- [Problem to work on] Work out how many lines contain "seaborn". Reply with the count alone.

- [Data segment]
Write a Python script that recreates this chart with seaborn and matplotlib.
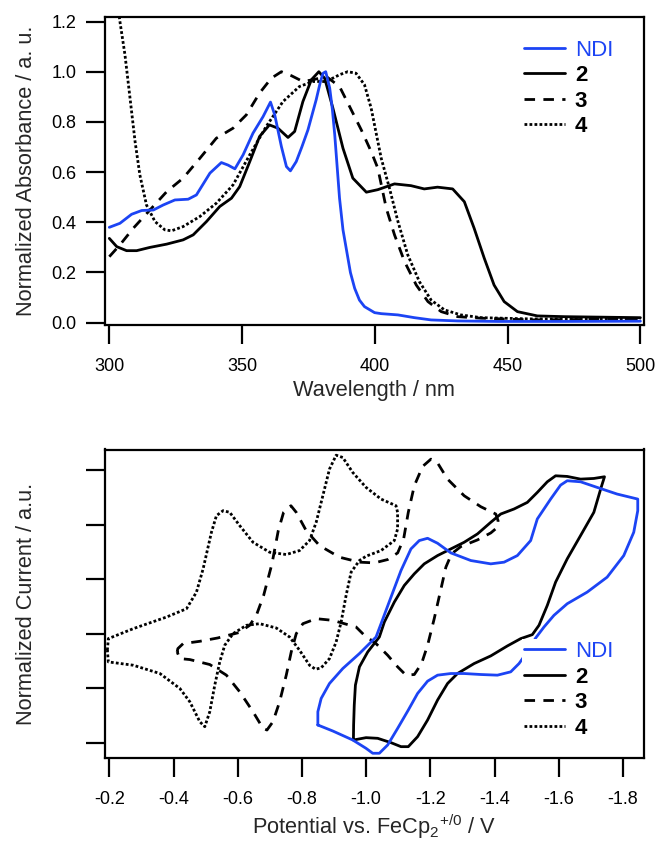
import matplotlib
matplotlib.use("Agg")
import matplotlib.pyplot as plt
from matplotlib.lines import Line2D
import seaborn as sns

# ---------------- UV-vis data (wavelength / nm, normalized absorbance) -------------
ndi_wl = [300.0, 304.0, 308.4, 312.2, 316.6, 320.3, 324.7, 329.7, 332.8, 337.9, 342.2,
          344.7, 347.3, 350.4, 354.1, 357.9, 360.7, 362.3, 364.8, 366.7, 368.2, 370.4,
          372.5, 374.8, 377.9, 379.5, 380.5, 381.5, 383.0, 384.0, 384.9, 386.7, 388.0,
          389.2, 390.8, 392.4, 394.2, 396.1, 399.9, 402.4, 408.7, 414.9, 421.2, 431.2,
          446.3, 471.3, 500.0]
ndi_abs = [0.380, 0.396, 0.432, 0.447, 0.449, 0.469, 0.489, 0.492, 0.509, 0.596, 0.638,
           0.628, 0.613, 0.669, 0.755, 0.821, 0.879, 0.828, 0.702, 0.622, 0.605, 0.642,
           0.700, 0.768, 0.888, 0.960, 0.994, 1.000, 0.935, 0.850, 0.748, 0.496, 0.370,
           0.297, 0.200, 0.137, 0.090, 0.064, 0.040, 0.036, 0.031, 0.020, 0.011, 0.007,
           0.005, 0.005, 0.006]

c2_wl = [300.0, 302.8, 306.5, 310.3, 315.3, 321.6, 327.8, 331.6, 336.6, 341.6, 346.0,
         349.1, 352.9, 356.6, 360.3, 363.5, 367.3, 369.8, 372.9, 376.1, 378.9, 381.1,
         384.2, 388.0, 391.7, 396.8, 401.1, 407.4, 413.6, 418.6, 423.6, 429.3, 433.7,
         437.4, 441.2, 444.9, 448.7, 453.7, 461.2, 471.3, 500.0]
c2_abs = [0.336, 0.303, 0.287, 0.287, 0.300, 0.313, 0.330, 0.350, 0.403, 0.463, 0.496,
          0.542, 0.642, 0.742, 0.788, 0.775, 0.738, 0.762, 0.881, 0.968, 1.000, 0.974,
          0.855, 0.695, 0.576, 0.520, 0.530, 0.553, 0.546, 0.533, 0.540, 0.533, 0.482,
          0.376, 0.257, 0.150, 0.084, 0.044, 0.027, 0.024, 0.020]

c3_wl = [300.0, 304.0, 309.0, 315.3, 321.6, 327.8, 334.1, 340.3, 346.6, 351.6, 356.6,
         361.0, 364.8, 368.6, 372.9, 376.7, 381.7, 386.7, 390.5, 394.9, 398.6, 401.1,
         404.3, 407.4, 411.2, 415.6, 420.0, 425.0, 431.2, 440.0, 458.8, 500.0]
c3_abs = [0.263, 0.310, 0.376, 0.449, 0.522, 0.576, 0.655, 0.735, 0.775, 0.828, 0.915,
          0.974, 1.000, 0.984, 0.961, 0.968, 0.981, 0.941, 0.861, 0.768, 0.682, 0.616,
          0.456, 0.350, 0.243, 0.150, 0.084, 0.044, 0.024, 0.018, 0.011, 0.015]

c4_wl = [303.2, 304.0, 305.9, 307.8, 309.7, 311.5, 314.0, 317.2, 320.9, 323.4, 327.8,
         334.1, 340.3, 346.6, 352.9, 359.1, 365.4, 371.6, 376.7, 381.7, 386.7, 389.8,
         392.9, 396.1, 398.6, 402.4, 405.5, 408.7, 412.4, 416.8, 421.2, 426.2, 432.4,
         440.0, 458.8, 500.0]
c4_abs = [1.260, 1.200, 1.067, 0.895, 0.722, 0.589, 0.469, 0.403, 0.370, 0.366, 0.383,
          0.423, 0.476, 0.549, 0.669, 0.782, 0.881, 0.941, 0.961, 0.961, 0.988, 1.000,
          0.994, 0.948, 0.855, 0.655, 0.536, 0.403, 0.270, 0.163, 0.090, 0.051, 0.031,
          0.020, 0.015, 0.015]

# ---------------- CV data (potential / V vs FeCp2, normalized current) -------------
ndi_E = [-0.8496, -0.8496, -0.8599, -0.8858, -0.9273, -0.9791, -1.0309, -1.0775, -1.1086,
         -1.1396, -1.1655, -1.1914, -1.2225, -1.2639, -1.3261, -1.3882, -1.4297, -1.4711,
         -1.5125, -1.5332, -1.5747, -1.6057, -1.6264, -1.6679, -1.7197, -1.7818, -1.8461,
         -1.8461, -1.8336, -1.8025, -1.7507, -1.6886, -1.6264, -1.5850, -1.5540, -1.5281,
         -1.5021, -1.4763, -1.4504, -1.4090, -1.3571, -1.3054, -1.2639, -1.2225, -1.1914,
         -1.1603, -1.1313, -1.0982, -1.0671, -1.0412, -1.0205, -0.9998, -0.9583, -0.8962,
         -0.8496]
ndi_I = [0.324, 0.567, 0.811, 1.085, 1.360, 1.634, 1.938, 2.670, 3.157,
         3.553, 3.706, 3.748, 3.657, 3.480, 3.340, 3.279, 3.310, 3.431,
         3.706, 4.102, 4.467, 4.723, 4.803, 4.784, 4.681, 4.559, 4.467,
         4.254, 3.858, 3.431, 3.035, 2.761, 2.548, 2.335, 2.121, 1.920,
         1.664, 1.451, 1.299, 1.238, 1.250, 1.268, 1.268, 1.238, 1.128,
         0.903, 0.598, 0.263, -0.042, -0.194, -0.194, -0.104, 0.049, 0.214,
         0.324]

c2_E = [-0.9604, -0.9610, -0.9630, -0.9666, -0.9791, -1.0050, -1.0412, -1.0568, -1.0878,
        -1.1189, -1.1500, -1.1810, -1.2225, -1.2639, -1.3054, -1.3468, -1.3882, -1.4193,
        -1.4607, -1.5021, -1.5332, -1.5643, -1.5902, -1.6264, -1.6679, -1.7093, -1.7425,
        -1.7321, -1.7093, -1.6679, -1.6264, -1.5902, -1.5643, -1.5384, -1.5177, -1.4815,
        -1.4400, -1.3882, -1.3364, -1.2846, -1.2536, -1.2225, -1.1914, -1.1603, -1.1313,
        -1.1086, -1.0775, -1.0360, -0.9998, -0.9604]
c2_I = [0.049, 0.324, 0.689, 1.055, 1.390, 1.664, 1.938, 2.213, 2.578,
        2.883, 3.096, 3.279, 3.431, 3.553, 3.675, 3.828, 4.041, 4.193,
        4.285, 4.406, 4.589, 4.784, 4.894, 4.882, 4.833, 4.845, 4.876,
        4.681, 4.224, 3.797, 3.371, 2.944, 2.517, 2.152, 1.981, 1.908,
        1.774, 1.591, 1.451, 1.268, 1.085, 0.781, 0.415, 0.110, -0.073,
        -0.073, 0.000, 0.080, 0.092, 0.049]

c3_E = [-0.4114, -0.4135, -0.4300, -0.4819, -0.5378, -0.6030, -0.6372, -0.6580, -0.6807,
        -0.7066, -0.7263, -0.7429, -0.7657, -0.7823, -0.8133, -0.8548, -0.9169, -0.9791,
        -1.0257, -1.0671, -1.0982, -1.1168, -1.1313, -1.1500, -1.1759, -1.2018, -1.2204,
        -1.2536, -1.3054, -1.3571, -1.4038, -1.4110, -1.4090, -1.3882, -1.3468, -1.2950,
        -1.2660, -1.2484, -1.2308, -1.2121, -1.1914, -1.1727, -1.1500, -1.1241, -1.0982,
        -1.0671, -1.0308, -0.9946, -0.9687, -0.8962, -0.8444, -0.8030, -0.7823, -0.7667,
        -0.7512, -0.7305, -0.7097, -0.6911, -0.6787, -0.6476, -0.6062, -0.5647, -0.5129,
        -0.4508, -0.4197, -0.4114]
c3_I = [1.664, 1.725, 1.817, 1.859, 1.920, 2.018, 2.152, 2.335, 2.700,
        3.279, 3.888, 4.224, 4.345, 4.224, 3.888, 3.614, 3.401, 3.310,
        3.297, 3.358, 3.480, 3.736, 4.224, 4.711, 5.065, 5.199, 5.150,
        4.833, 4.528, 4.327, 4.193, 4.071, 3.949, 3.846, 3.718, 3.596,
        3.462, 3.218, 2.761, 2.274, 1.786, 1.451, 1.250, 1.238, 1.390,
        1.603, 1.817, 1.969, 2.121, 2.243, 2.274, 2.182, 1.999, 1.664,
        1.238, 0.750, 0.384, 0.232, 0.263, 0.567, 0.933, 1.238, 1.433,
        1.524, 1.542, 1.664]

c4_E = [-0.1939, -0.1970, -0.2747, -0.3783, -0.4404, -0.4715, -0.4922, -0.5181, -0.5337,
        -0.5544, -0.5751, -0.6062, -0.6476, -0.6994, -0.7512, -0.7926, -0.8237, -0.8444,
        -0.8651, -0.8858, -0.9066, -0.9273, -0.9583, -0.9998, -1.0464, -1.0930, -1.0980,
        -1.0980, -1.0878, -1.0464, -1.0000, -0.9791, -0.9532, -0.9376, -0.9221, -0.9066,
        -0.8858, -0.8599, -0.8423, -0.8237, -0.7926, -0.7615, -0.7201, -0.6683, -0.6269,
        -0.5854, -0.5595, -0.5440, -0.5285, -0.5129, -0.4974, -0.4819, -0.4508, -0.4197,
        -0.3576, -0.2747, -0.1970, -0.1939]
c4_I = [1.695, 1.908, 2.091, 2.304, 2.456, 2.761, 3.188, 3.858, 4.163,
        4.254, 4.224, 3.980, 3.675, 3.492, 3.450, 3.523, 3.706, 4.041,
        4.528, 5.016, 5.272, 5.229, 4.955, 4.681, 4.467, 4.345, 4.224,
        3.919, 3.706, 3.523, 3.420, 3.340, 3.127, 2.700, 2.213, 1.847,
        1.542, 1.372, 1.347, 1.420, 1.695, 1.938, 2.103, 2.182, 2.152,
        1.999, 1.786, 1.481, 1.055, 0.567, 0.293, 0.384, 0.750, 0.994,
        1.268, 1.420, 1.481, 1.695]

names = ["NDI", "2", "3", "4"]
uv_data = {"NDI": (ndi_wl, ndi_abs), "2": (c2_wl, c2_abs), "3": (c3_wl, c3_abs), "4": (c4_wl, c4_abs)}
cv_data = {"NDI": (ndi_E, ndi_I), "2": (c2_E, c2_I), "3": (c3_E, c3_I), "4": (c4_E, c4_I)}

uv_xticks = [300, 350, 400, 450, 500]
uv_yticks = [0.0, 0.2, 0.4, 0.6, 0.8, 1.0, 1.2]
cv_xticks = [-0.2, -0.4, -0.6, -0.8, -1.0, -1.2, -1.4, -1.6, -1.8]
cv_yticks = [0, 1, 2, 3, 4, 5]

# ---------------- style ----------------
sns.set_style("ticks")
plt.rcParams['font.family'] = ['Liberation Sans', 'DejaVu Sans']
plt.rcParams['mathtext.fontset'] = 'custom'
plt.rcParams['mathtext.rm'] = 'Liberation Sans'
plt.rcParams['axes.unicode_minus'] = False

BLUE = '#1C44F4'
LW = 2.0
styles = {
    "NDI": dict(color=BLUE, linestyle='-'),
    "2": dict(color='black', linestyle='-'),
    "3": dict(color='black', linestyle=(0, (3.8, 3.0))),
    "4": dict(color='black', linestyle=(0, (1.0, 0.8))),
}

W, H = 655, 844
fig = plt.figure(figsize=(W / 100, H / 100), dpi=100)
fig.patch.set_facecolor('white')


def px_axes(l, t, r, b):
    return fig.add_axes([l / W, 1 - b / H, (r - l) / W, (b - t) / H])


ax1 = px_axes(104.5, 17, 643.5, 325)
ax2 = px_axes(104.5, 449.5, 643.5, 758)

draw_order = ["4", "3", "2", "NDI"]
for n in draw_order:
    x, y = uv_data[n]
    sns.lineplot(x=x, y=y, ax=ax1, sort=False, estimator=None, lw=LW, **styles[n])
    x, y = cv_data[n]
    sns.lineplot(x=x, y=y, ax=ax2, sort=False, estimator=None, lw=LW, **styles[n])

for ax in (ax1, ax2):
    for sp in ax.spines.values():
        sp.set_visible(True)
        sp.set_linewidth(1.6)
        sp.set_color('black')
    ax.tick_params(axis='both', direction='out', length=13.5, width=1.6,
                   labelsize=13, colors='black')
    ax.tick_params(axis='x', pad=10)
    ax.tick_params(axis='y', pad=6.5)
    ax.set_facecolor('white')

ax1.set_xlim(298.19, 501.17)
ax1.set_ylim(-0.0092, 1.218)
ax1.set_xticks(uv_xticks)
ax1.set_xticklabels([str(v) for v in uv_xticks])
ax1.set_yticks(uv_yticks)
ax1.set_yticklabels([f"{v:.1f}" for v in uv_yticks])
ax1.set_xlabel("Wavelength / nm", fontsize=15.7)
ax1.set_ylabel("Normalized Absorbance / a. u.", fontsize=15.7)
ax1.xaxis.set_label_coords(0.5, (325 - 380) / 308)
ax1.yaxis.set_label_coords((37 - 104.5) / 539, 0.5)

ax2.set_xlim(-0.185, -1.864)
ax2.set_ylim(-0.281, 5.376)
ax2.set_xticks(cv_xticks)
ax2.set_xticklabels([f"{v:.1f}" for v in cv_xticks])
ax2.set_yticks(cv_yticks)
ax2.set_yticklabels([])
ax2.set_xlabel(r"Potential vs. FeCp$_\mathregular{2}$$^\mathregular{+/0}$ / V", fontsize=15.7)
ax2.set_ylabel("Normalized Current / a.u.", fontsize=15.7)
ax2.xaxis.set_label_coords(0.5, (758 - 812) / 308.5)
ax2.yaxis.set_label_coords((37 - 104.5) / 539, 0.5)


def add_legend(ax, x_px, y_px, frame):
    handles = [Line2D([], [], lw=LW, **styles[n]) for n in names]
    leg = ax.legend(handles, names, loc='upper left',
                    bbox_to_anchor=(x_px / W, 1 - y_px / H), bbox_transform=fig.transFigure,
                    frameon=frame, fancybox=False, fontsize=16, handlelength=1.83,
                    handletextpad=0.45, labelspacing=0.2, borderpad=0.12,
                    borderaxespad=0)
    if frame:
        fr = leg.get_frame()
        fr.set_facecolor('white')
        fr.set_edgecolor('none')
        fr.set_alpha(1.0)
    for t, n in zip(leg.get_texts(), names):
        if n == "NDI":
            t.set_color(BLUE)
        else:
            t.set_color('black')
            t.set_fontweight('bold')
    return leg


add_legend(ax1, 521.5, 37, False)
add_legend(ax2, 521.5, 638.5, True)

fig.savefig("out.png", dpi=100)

- [Solution to the problem] 2